Article

The Undergraduate Chair

May 1929 Albert I. Dickerson
Article
The Undergraduate Chair
May 1929 Albert I. Dickerson

The Hanoverian undergraduate, emerging exultantly from the March doldrums, flitted through the Easter interlude and returned for the annual spring thrill of discovering a transformed Hanover. April seemed to be satisfactorily installed. The campus could hardly be said to be green, but there were signs of verdure and things generally looked hopeful. The sun was shining, and spring moods were in the air. But this springtime morale took an awful jolt when the College awoke on April 12 to find itself in the midst of a snowstorm. Before it was all over, several days later, there was a foot of snow on the ground, slush was once more a depressing factor in one's class-to-class existence, and the campus had relapsed into a March mood. Things looked pretty dark. It is somewhat surprising that no one disappeared: we seem to be somewhat behind our spring quota of disappearances.

The snowstorm which started early Friday morning and continued until Saturday noon, sweeping parts of New Hampshire, Vermont and Maine, was one of the heaviest in several years, and created an all-time record for April. Depth of 14 inches was reported in some localities, but Professor Poor's measurements at the observatory showed the Hanover, fall to be 11 1/2 inches.

April finally reasserted itself, spirits revived, and the undergraduate settled down to the big play-period of the Hanover year, when the outdoors calls for the afternoons, the peerade havens cry most imperatively for the week-ends, and life is altogether too charming to be taken very seriously. April, when it is really April, is a good month. We suppose it was much the same in the Rum Era.

One big Fact that hovers seriously over seniors' minds, however, is the forthcoming comprehensive examinations. Whenever a group of cane-carvers get together, the subject comes up and there is much vocal worrying done. So far, however, we haven't seen anyone who is doing anything about it. The general feeling seems to be that, if there is anything that should be done, it is too late to do it now. And then there is that characteristic comfortable assurance that everyone is in the same situation, and as long as we stay in the shadow of that Comfortable Average, we are all right.

But in May the comprehensives will vie with House Party as the big news.

The big news of this month was, of course, vacation. The fashionable place was Bermuda, the average place was home, and every place had its moments. The same old sagas came back all dressed up in new trimmings.

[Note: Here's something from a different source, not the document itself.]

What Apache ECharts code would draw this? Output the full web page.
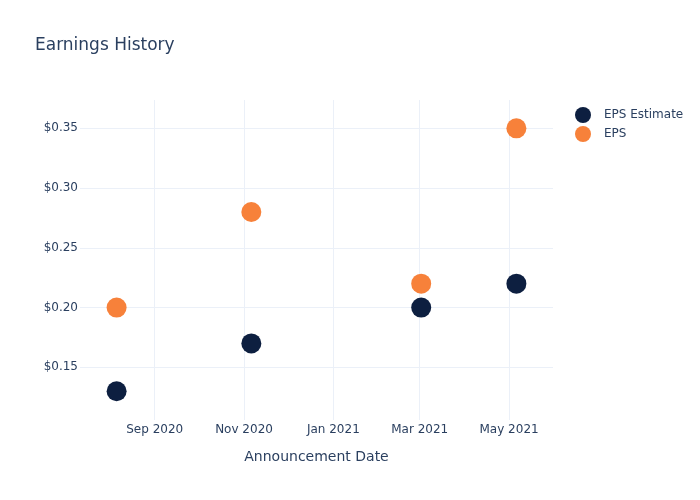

The breaking of the news about the new Tuck School buildings, soon after return, aroused quite a flurry of interest. The announcement of large gifts and impressive building projects is no longer a new thing, but, contrary to allegations sometimes made, the student body does not receive these flippantly as a matter of course. On the contrary, the undergraduate takes rather a naive pride in showing off new buildings. And the announcements of gifts, although not greeted with wah-hoo-wahs, are read with a sincere interest and appreciation and are talked about as long as anything is talked about in Hanover, excepting the weather. This announcement in particular received much general campus attention, due to an interest in the new developments along Tuck Mall, in the Harvard housing experiment, and in anything bearing even remotely upon the Hanover food problem. Dartmouth is weary of being notorious for bad food, and by April is rather weary of the bad food itself, so that the dormitory refectory had its appeal as a possible new departure bringing improvement to this situation.

The Dartmouth commented editorially as follows:

"Tuck School is moving off campus, bag and baggage. Down by the Mall the College is going to build a new recitation building, a new dormitory for Tuck School men, and, most startling, a new dining hall. The whole will be a compact enclosure—a new departure in Dartmouth educational method.

"The significance of the gift entails a great deal more than the mere laying of a few million bricks. It will free Tuck School from the inertia of the undergraduate mind. More important, it will mean freedom for the Department of Economics from the physical overlordship of Tuck School. The Dartmouth ideal has always been the college ideal, as opposed to that of the university. The physical presence of Tuck School in the center of the undergraduate plant and the forced interrelation of Tuck School and the undergraduate curriculum have hitherto been one of the larger flies in this ointment.

"There is no means of estimating the value to future American business of an incubator that controls every variable but the individual personality."